Non-equilibrium wall turbulence with mean-flow three-dimensionality is ubiquitous in geophysical and engineering flows. Under these conditions, turbulence may experience a counter-intuitive depletion of the turbulent stresses, which has important implications for modelling and control. Yet, current turbulence theories have been established mainly for statistically two-dimensional equilibrium flows and are unable to predict the reduction in the Reynolds stress magnitude. In the present work, we propose a multiscale model that captures the response of non-equilibrium wall-bounded turbulence under the imposition of three-dimensional strain. The analysis is performed via direct numerical simulation of transient three-dimensional turbulent channels subjected to a sudden lateral pressure gradient at friction Reynolds numbers up to 1000. We show that the flow regimes and scaling properties of the Reynolds stress are consistent with a model comprising momentum-carrying eddies with sizes and time scales proportional to their distance to the wall.

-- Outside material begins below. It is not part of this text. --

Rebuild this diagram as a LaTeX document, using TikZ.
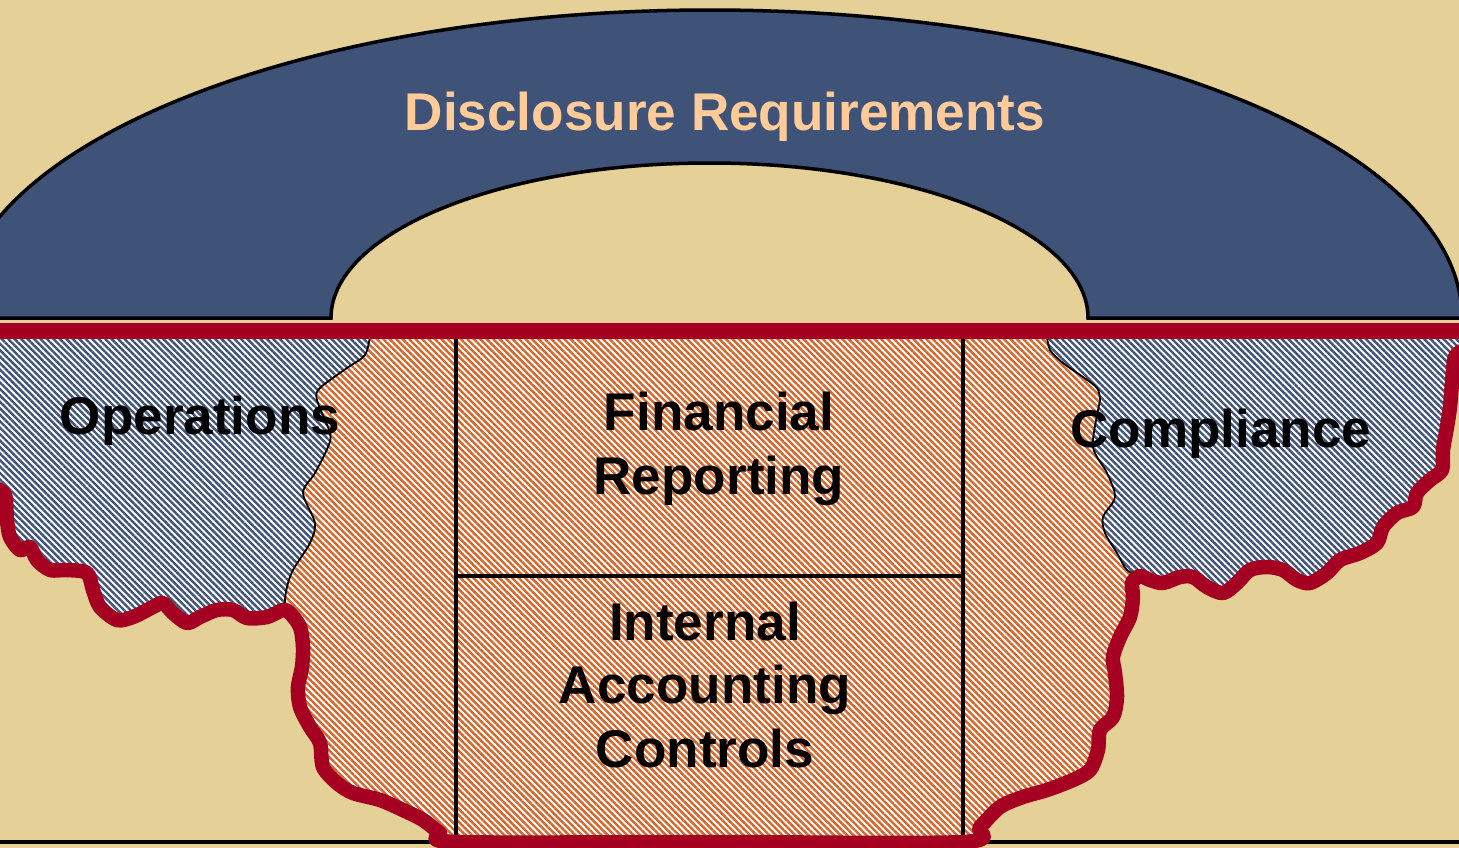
\documentclass[tikz,border=0pt]{standalone}
\usepackage{fontspec}
\setsansfont{Liberation Sans}
\usetikzlibrary{patterns.meta}

\definecolor{sand}{RGB}{229,208,152}
\definecolor{navy}{RGB}{63,82,120}
\definecolor{peach}{RGB}{255,204,153}
\definecolor{crimson}{RGB}{165,0,33}
\definecolor{rust}{RGB}{215,100,40}

\tikzset{
  hatch/.style={preaction={fill=white}, pattern={Lines[angle=-45,distance=1.3pt,line width=0.68pt]}},
  seam/.style={draw=black, line width=0.018cm},
  rim/.style={draw=crimson, line width=0.145cm, line join=round, line cap=round},
  boxline/.style={draw=black, line width=0.045cm},
  areatext/.style={font=\sffamily\bfseries\fontsize{15.1}{18.1}\selectfont, align=center, inner sep=0pt},
}

\begin{document}
\begin{tikzpicture}[x=0.01cm, y=-0.01cm]
% canvas, in pixel units from the top left corner
\fill[sand] (0,0) rectangle (1459,848);
\useasboundingbox (0,0) rectangle (1459,848);
\clip (0,0) rectangle (1459,848);
\draw[line width=0.04cm] (0,842) -- (1459,842);

% arch
\draw[fill=navy, line width=0.035cm] (-42,318)
  arc[start angle=180, end angle=360, x radius=752, y radius=308] -- (1088,318)
  arc[start angle=360, end angle=180, x radius=378.5, y radius=155] -- cycle;
\node[areatext, text=peach, anchor=base] (disclosure) at (725,130) {Disclosure Requirements};

% hatched ground below the band
\path[hatch, pattern color=rust] (-5,336) -- (-5,488) -- plot[smooth] coordinates {(-5,488) (5,495) (7,520) (10,537) (20,550) (30,547) (37,560) (50,570) (67,570) (87,573) (93,590) (100,607) (117,620) (133,617) (153,607) (163,603) (173,613) (187,623) (200,617) (217,610) (233,610) (247,618) (267,617) (283,610) (290,613) (300,627) (303,647) (302,667) (298,687) (300,707) (310,727) (320,743) (323,767) (337,783) (353,793) (380,800) (403,810) (423,820) (440,833) (456,842) (710,842) (963,842) (980,827) (1000,807) (1023,797) (1047,790) (1073,780) (1090,770) (1098,750) (1100,730) (1113,717) (1117,697) (1115,673) (1113,657) (1120,637) (1130,617) (1133,597) (1132,583) (1140,576) (1150,580) (1163,583) (1180,577) (1193,577) (1207,587) (1223,593) (1237,583) (1250,570) (1267,567) (1283,570) (1297,580) (1310,583) (1327,573) (1340,560) (1360,553) (1377,543) (1383,527) (1397,513) (1413,507) (1417,493) (1430,480) (1442,470) (1443,450) (1447,427) (1450,407) (1452,383) (1455,357) (1464,350)} -- (1464,336) -- cycle;

% operations
\path[hatch, pattern color=navy, seam] (-5,336) -- (370,336)
  -- plot[smooth] coordinates {(370,336) (365,355) (347,368) (320,388) (317,400) (330,433) (328,447) (315,473) (303,493) (315,523) (310,543) (293,570) (287,587) (285,603) (290,613)}
  -- plot[smooth] coordinates {(290,613) (283,610) (267,617) (247,618) (233,610) (217,610) (200,617) (187,623) (173,613) (163,603) (153,607) (133,617) (117,620) (100,607) (93,590) (87,573) (67,570) (50,570) (37,560) (30,547) (20,550) (10,537) (7,520) (5,495) (-5,488)} -- cycle;
\node[areatext, anchor=base] (operations) at (200,434) {Operations};

% compliance
\path[hatch, pattern color=navy, seam] (1464,336) -- (1047,336)
  -- plot[smooth] coordinates {(1047,336) (1050,350) (1063,363) (1083,377) (1097,388) (1100,400) (1098,410) (1093,447) (1107,473) (1115,497) (1103,517) (1105,533) (1117,553) (1127,570) (1140,576)}
  -- plot[smooth] coordinates {(1140,576) (1150,580) (1163,583) (1180,577) (1193,577) (1207,587) (1223,593) (1237,583) (1250,570) (1267,567) (1283,570) (1297,580) (1310,583) (1327,573) (1340,560) (1360,553) (1377,543) (1383,527) (1397,513) (1413,507) (1417,493) (1430,480) (1442,470) (1443,450) (1447,427) (1450,407) (1452,383) (1455,357) (1464,350)} -- cycle;
\node[areatext, anchor=base] (compliance) at (1221,447) {Compliance};

% central box
\draw[boxline] (456,336) -- (456,842);
\draw[boxline] (963,336) -- (963,842);
\draw[boxline] (456,576) -- (963,576);
\node[areatext] (reporting) at (719,449) {Financial\\Reporting};
\node[areatext] (controls) at (705,685) {Internal\\Accounting\\Controls};

% red band and red rim
\fill[crimson] (-5,323) rectangle (1464,339);
\draw[rim] plot[smooth] coordinates {(-5,488) (5,495) (7,520) (10,537) (20,550) (30,547) (37,560) (50,570) (67,570) (87,573) (93,590) (100,607) (117,620) (133,617) (153,607) (163,603) (173,613) (187,623) (200,617) (217,610) (233,610) (247,618) (267,617) (283,610) (290,613) (300,627) (303,647) (302,667) (298,687) (300,707) (310,727) (320,743) (323,767) (337,783) (353,793) (380,800) (403,810) (423,820) (440,833) (456,842) (710,842) (963,842) (980,827) (1000,807) (1023,797) (1047,790) (1073,780) (1090,770) (1098,750) (1100,730) (1113,717) (1117,697) (1115,673) (1113,657) (1120,637) (1130,617) (1133,597) (1132,583) (1140,576) (1150,580) (1163,583) (1180,577) (1193,577) (1207,587) (1223,593) (1237,583) (1250,570) (1267,567) (1283,570) (1297,580) (1310,583) (1327,573) (1340,560) (1360,553) (1377,543) (1383,527) (1397,513) (1413,507) (1417,493) (1430,480) (1442,470) (1443,450) (1447,427) (1450,407) (1452,383) (1455,357) (1464,350)};
\end{tikzpicture}
\end{document}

We further demonstrate that the reduction in Reynolds stress follows a spatially and temporally self-similar evolution caused by the relative horizontal displacement between the core of the momentum-carrying eddies and the flow layer underneath. Inspection of the flow energetics reveals that this mechanism is associated with lower levels of pressure-strain correlation, which ultimately inhibits the generation of Reynolds stress, consistent with previous works. Finally, we assess the ability of the state-of-the-art wall-modelled large-eddy simulation to predict non-equilibrium three-dimensional flows.